One day ahead of the G7 Finance Ministers Meeting, On Thursday, May 19th, we held our first action in front of the Japanese Ministry of Finance to send a clear message to Taro Aso (Japan’s Finance Minister) calling for Japan to immediately end new finance for coal and transition its investments towards renewable energy. 350.org Japan members dressed up wearing “Coal Japan” sashes, and handed out “clean” and “cheap” coal gifts to people commuting to work. The gift contained a lump of coal and a factsheet on why “coal is not “cool” or “clean” – brand jamming the Japanese Government’s “Cool Japan” promotional campaign.

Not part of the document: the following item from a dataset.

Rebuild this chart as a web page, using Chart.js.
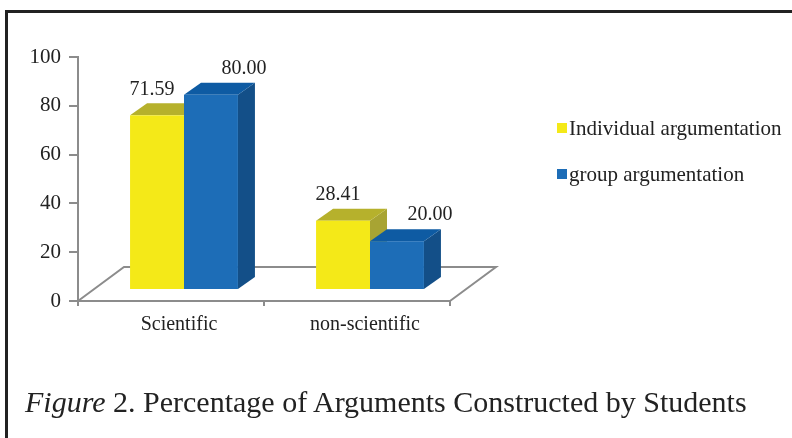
<!DOCTYPE html>
<html>
<head>
<meta charset="utf-8">
<script src="https://cdn.jsdelivr.net/npm/chart.js@4.4.1/dist/chart.umd.min.js"></script>
<style>
  html, body { margin: 0; padding: 0; background: #fff; }
  #wrap { position: relative; width: 792px; height: 438px; overflow: hidden; }
  #c { position: absolute; left: 0; top: 0; }
  #frameTop { position: absolute; left: 5px; top: 10px; width: 800px; height: 2.5px; background: #222; }
  #frameLeft { position: absolute; left: 5px; top: 10px; width: 2.5px; height: 440px; background: #222; }
  #caption { position: absolute; left: 25px; top: 383px; font-family: "Liberation Serif", "Times New Roman", serif; font-size: 30px; color: #222; white-space: nowrap; line-height: 38px; }
</style>
</head>
<body>
<div id="wrap">
  <canvas id="c" width="792" height="438"></canvas>
  <div id="frameTop"></div>
  <div id="frameLeft"></div>
  <div id="caption"><i>Figure</i> 2. Percentage of Arguments Constructed by Students</div>
</div>
<script>
const categories = ["Scientific", "non-scientific"];
const seriesNames = ["Individual argumentation", "group argumentation"];
const individualValues = [71.59, 28.41];
const groupValues = [80.00, 20.00];
const yTicks = [0, 20, 40, 60, 80, 100];

const SERIF = '"Liberation Serif", "Times New Roman", serif';
const faceColors = [
  { front: '#f4e918', top: '#b6b12c', side: '#a8a433' },
  { front: '#1d6db7', top: '#0e5ba3', side: '#134f88' }
];
const labelDx = [-5, 33];

const FRONT = { dx: 13, dy: -11 };   // bar placement inside floor depth
const DEPTH = { dx: 17, dy: -12 };   // bar depth
const FLOOR = { dx: 46, dy: -34 };   // floor depth

const threeD = {
  id: 'threeD',
  beforeDatasetsDraw(chart) {
    const ctx = chart.ctx;
    const a = chart.chartArea;
    const y0 = chart.scales.y.getPixelForValue(0);
    ctx.save();
    ctx.strokeStyle = '#8c8c8c';
    ctx.lineWidth = 2;
    ctx.beginPath();
    ctx.moveTo(a.left, y0);
    ctx.lineTo(a.left + FLOOR.dx, y0 + FLOOR.dy);
    ctx.lineTo(a.right + FLOOR.dx, y0 + FLOOR.dy);
    ctx.lineTo(a.right, y0);
    ctx.stroke();
    ctx.restore();
  },
  beforeDatasetDraw() { return false; },
  afterDatasetsDraw(chart) {
    const ctx = chart.ctx;
    const metas = chart.data.datasets.map((d, i) => chart.getDatasetMeta(i));
    ctx.save();
    for (let c = 0; c < categories.length; c++) {
      metas.forEach((meta, di) => {
        const el = meta.data[c];
        const col = faceColors[di];
        const l = el.x - el.width / 2 + FRONT.dx;
        const r = el.x + el.width / 2 + FRONT.dx;
        const t = el.y + FRONT.dy;
        const b = el.base + FRONT.dy;
        ctx.fillStyle = col.side;
        ctx.beginPath();
        ctx.moveTo(r, t); ctx.lineTo(r + DEPTH.dx, t + DEPTH.dy);
        ctx.lineTo(r + DEPTH.dx, b + DEPTH.dy); ctx.lineTo(r, b);
        ctx.closePath(); ctx.fill();
        ctx.fillStyle = col.top;
        ctx.beginPath();
        ctx.moveTo(l, t); ctx.lineTo(l + DEPTH.dx, t + DEPTH.dy);
        ctx.lineTo(r + DEPTH.dx, t + DEPTH.dy); ctx.lineTo(r, t);
        ctx.closePath(); ctx.fill();
        ctx.fillStyle = col.front;
        ctx.fillRect(l, t, r - l, b - t);
      });
    }
    ctx.fillStyle = '#222';
    ctx.font = '20px ' + SERIF;
    ctx.textAlign = 'center';
    ctx.textBaseline = 'middle';
    metas.forEach((meta, di) => {
      const data = chart.data.datasets[di].data;
      meta.data.forEach((el, c) => {
        ctx.fillText(data[c].toFixed(2), el.x + FRONT.dx + labelDx[di], el.y + FRONT.dy - 26);
      });
    });
    ctx.textAlign = 'left';
    ctx.font = '21px ' + SERIF;
    const legendY = [128, 174];
    chart.data.datasets.forEach((ds, di) => {
      ctx.fillStyle = faceColors[di].front;
      ctx.fillRect(557, legendY[di] - 5, 10, 10);
      ctx.fillStyle = '#222';
      ctx.fillText(ds.label, 569, legendY[di] + 1);
    });
    ctx.restore();
  }
};

new Chart(document.getElementById('c'), {
  type: 'bar',
  data: {
    labels: categories,
    datasets: [
      { label: seriesNames[0], data: individualValues, backgroundColor: faceColors[0].front },
      { label: seriesNames[1], data: groupValues, backgroundColor: faceColors[1].front }
    ]
  },
  options: {
    responsive: false,
    animation: false,
    devicePixelRatio: 1,
    layout: { padding: { left: 0, top: 57, right: 342, bottom: 97 } },
    datasets: { bar: { categoryPercentage: 0.58, barPercentage: 1 } },
    plugins: { legend: { display: false }, tooltip: { enabled: false } },
    scales: {
      x: {
        afterFit(s) { s.height = 40; },
        grid: { display: true, drawOnChartArea: false, offset: true, color: '#8c8c8c', lineWidth: 2, tickLength: 5 },
        border: { display: true, color: '#8c8c8c', width: 2 },
        ticks: { color: '#222', font: { family: SERIF, size: 20 }, padding: 7, labelOffset: 8, maxRotation: 0 }
      },
      y: {
        min: 0, max: 100,
        afterFit(s) { s.width = 78; },
        afterBuildTicks(s) { s.ticks = yTicks.map(v => ({ value: v })); },
        grid: { display: true, drawOnChartArea: false, color: '#8c8c8c', lineWidth: 2, tickLength: 9 },
        border: { display: true, color: '#8c8c8c', width: 2 },
        ticks: { color: '#222', font: { family: SERIF, size: 21 }, padding: 8 }
      }
    }
  },
  plugins: [threeD]
});
</script>
</body>
</html>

In our second action of the day, we gathered in front of the Japan Bank for International Cooperation (JBIC)–the largest single public financier of coal projects in the world–to oppose financing of coal-fired power plant projects such as those in Batang, Indonesia and Darlipali, India. Both projects are reportedly rife with land-grabs and other human rights abuses.
For our third action on the 23 May, we conducted a mock award ceremony in front of the IEA Clean Coal Centre’s workshop on high efficiency, low emissions (HELE) coal-fired power plants held in Tokyo attended by IEA officials and clean coal advocates. To highlight the fact that clean coal is not clean (or cool), we presented Prime Minister Shinzo Abe and German Chancellor Angela Merkel the “IEA Clean Coal Award 2016” since the two nations were ranked the worst performers in the G7 Coal Score Card Report published by E3G.